The ‘red tribe’ often exaggerates problems with urban crime. In Britain, conservatives like to suggest knife crime is a big problem in London (it isn’t, London is one of the safest cities in the West with a 100% murder clearance rate and almost every knife homicide victim is either in a domestic violence situation or a young black man involved in gangs on tough project housing). And the hysteria about NYC, certainly since Giuliani, is very much misplaced.

But this was bad. And - per your example - the ‘blue tribe’ residents of Seattle were clearly reticent about spending much time on the street in any great numbers.

And I’d be wary of saying I’m an extreme prude about this. I grew up in NYC...I’ve walked through much of lower Manhattan at 2am countless times, in my more reckless days by myself, have taken the subway at all hours. I’m not a wide-eyed suburban naïf who crosses the street at the sight of two loitering black men...

Sure, but I'm looking at the comparisons you are drawing, and clearly you and I have a significant gap in perception of something. Perhaps it isn't risk of violence?

In the comment thread above you stated:

Ithaca: Eternal shithole, long has been, long will be. Those who must live there deserve nothing but pity. I’ve heard it’s even worse now, but how that’s possible is beyond me. 100.

I assume Buffalo is also 90-100, it’s not a place you hear great things about. Asheville was nice 7 or 8 years ago, would be a shame if it had deteriorated.

(By this scale San Francisco is 90, Vancouver 40, London is 25, Paris and Berlin 30[...]

Maybe we're talking about different things, and your 100 rating is to do with some aesthetic distaste which I don't even notice. What exactly is your 0-100 based on?

Ithaca is, has been for decades, and remains as of last year, ten square miles surrounded by reality. I can't imagine anywhere safer, short of a literal shopping mall or something. I wandered around as a kid, as a drunk undergrad, as a law student, as a middle aged tourist. I've never even heard of violence there that wasn't perpetrated between students, or essentially domestic in nature. Buffalo is...just a city? Not particularly upscale, but neither particularly dangerous nor hassling, I felt no sense of risk going out for wings there. San Francisco and NYC I've lived in, I don't know that I felt THAT much difference from Paris or Berlin, certainly Madrid and Barcelona and Luxembourg were worse experiences for me. Paris certainly I had significantly more hassle from street people, but that might be because I am quite obviously not French. I've heard great things about Singapore, though I've never had the pleasure.

I can accept your assessment of Seattle and Portland, I haven't been to either since I was maybe eleven. But then to say SF, which I have visited, is 90% as bad, and Buffalo and Ithaca which I've been to regularly and enjoy, are also "shitholes" and just as bad...I'm a little lost.

To your point...

The ‘red tribe’ often exaggerates problems with urban crime. In Britain, conservatives like to suggest knife crime is a big problem in London (it isn’t, London is one of the safest cities in the West with a 100% murder clearance rate and almost every knife homicide victim is either in a domestic violence situation or a young black man involved in gangs on tough project housing). And the hysteria about NYC, certainly since Giuliani, is very much misplaced.

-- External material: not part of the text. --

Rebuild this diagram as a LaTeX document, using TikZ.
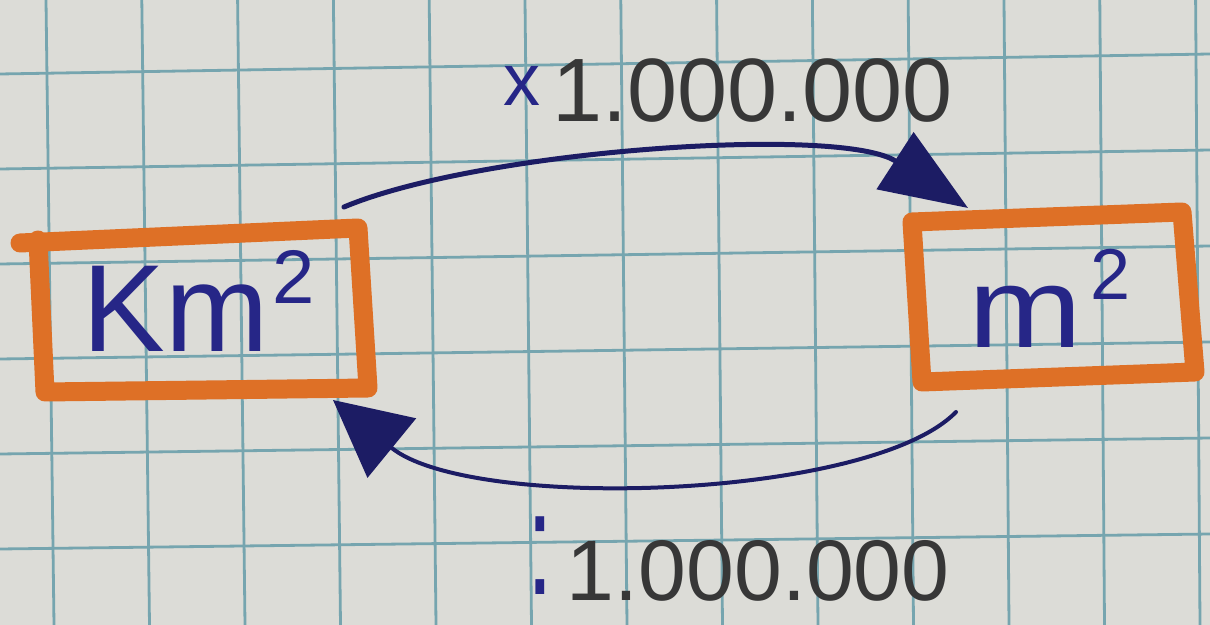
\documentclass[tikz,border=0pt]{standalone}
\usepackage{fontspec}
\setmainfont{Liberation Sans}
\usetikzlibrary{arrows.meta}
\definecolor{paper}{RGB}{220,220,215}
\definecolor{gridc}{RGB}{118,165,175}
\definecolor{orng}{RGB}{222,112,38}
\definecolor{pen}{RGB}{38,38,135}
\definecolor{ink}{RGB}{28,28,100}
\definecolor{graphite}{RGB}{55,55,55}
\tikzset{
  gridline/.style={gridc, line width=1.4pt},
  boxline/.style={orng, line width=9.5pt, line join=round, line cap=round},
  convup/.style={ink, line width=2.5pt, line cap=round, -{Triangle[length=43.5pt,width=33.5pt]}},
  convdown/.style={ink, line width=2pt, line cap=round, -{Triangle[length=38pt,width=38pt]}},
  unit/.style={pen, inner sep=0pt, anchor=base west},
  factor/.style={graphite, inner sep=0pt, anchor=base west},
}
\begin{document}
\begin{tikzpicture}[x=0.5pt,y=-0.5pt]
\fill[paper] (0,0) rectangle (1210,625);
\useasboundingbox (0,0) rectangle (1210,625);
% squared paper
\foreach \k in {0,...,5} \draw[gridline] (0,{74+95*\k}) -- (1210,{54+96*\k});
\foreach \k in {0,...,12} \draw[gridline] ({46+95.8*\k},0) -- ({54+95.5*\k},625);
% boxes
\coordinate (kmTL) at (38,240);
\coordinate (kmTR) at (358,228);
\coordinate (kmBR) at (368,388);
\coordinate (kmBL) at (45,392);
\draw[boxline] (20,243) -- (kmTR) -- (kmBR) -- (kmBL) -- (kmTL);
\coordinate (mTL) at (912,222);
\coordinate (mTR) at (1182,212);
\coordinate (mBR) at (1195,372);
\coordinate (mBL) at (922,382);
\draw[boxline] (mTL) -- (mTR) -- (mBR) -- (mBL) -- cycle;
% units
\node[unit, font=\fontsize{62}{62}\selectfont] (km) at (82,352)
  {Km\hspace{2pt}\raisebox{24pt}{\fontsize{38}{38}\selectfont 2}};
\node[unit, font=\fontsize{57}{57}\selectfont] (m) at (968,348)
  {\scalebox{1.2}[1]{m}\hspace{4pt}\raisebox{24pt}{\fontsize{36}{36}\selectfont 2}};
% factors
\node[factor, font=\fontsize{45}{45}\selectfont] (up) at (503,122)
  {\raisebox{8pt}{\textcolor{pen}{\fontsize{37}{37}\selectfont x}}\hspace{6pt}1.000.000};
\node[factor, font=\fontsize{43}{43}\selectfont] (down) at (527,600)
  {\raisebox{3pt}{\textcolor{pen}{\scalebox{1}[1.6]{\fontsize{46}{46}\selectfont :}}}\hspace{7pt}1.000.000};
% conversion arrows
\coordinate (a1s) at (344,207);
\coordinate (a1e) at (968,208);
\coordinate (a2s) at (956,412);
\coordinate (a2e) at (333,400);
\draw[convup] (a1s) .. controls (480,150) and (840,125) .. (a1e);
\draw[convdown] (a2s) .. controls (870,500) and (470,512) .. (a2e);
\end{tikzpicture}
\end{document}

I agree, the Republican fear of inner city crime suffers from the same 'boy who cried wolf' problem that Democratic accusations of Naziism and racism have suffered from. And when you call Ithaca a horrifying shithole where residents should be pitied, it destroys credibility of accounts of other places.

To be completely clear, my point about Ithaca was largely intended as a joke. But as the link shows, nowhere is safe from this problem in the US right now.